Background and purpose: The interpretation of the results of previous anti-osteoporosis interventions after spinal cord injury (SCI) is undermined by incomplete information about the intervention dose or patient adherence to dose requirements. Rehabilitation research as a whole traditionally has struggled with these same issues. The purpose of this case report is to offer proof of the concepts that careful dose selection and surveillance of patient adherence should be integral components in rehabilitation interventions.

Case description: A 21-year-old man with T4 complete paraplegia (7 weeks) enrolled in a unilateral soleus muscle electrical stimulation protocol. Compressive loads applied to the tibia approximated 1.4 times body weight. Over 4.8 years of home-based training, data logging software provided surveillance of adherence. Soleus muscle torque and fatigue index adaptations to training as well as bone mineral density (BMD) adaptations in the distal tibia were measured.

Outcomes: The patient performed nearly 8,000 soleus muscle contractions per month, with occasional fluctuations. Adherence tracking permitted intervention when adherence fell below acceptable values. The soleus muscle torque and fatigue index increased rapidly in response to training. The BMD of the untrained tibia declined approximately 14% per year. The BMD of the trained tibia declined only approximately 7% per year. The BMD was preferentially preserved in the posterior half of the tibia; this region experienced only a 2.6% annual decline.
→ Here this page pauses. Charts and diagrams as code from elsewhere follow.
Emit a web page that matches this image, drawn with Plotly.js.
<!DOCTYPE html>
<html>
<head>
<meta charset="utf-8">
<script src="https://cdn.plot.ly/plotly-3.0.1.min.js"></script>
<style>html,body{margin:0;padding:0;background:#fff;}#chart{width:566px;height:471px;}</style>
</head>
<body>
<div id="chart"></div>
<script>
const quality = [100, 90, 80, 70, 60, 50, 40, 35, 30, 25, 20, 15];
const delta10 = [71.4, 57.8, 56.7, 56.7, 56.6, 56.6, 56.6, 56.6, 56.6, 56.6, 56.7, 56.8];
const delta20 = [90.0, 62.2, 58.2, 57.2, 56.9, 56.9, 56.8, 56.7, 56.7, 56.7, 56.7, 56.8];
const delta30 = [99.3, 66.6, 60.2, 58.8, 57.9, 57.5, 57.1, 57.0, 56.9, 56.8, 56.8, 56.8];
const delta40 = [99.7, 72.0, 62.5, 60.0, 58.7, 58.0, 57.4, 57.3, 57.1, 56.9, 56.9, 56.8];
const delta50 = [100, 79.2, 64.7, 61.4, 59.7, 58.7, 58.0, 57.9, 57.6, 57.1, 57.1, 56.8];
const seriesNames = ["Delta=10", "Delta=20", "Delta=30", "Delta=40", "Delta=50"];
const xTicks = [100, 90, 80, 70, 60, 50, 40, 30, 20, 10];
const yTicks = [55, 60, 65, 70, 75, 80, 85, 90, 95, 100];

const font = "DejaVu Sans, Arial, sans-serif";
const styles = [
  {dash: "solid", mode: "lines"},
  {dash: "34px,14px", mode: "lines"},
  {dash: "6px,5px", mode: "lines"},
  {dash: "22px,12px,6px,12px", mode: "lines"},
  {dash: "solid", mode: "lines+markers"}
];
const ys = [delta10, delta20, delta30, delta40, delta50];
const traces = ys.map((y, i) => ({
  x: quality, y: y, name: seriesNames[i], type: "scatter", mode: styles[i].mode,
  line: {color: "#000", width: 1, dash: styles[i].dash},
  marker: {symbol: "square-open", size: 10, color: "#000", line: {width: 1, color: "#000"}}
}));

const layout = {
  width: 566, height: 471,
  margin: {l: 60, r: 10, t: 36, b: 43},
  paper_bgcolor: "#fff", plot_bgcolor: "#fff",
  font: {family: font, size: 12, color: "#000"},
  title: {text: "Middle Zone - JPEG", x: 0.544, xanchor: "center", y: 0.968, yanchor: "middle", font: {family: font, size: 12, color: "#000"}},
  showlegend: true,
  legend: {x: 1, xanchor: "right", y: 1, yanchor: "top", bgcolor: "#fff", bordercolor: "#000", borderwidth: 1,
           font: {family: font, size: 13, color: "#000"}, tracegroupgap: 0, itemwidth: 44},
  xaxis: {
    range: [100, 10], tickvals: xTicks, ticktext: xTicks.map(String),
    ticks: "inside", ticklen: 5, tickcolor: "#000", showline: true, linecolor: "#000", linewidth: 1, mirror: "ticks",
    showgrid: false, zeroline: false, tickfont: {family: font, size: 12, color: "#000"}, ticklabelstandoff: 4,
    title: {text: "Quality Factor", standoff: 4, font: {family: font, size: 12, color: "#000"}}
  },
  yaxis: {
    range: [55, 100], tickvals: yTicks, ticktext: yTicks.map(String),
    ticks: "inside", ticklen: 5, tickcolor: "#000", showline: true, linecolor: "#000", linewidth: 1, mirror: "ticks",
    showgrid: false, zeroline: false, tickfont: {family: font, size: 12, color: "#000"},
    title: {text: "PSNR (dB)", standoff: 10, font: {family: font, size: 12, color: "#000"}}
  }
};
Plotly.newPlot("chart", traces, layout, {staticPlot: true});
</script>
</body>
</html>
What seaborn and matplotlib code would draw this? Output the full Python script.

Discussion: Early administration of a load intervention, careful estimation of the loading dose, and detailed surveillance of patient adherence aided in the interpretation of a patient's adaptations to a mechanical load protocol. These concepts possess wider applicability to rehabilitation research and should be emphasized in future physical therapy investigations.

Figure 1

Percentage of adherence, fatigue index (FI), and torque during the patient’s training history. SCI=spinal cord injury.

Figure 2

Longitudinal peripheral quantitative computed tomography scans of the patient’s distal tibia at various times after spinal cord injury. The apparent size difference in the panels at the far right is an image processing artifact (the scan was collected with a larger image matrix; resolution did not differ). Scans are normalized to the density of fat (0 mg/cm³), depicted as bright blue; higher densities are represented by brighter colors (see color scale at right). Fully mineralized cortical bone appears white (~1,200 mg/cm³), and trabecular bone appears orange (~300 –500 mg/cm³). Over time, large areas of marrow fat (blue) replaced trabecular bone within the trabecular envelope. This destruction of the trabecular lattice was substantially minimized in the posterior region of the trained tibia.

Figure 3

Bone mineral density (BMD) data corresponding to the scan images depicted in Figure 2. Data are shown for the whole tibia cross section and for the posterior subregions (delineated in Fig. 2 by a green line transecting the cross section). SCI=spinal cord injury.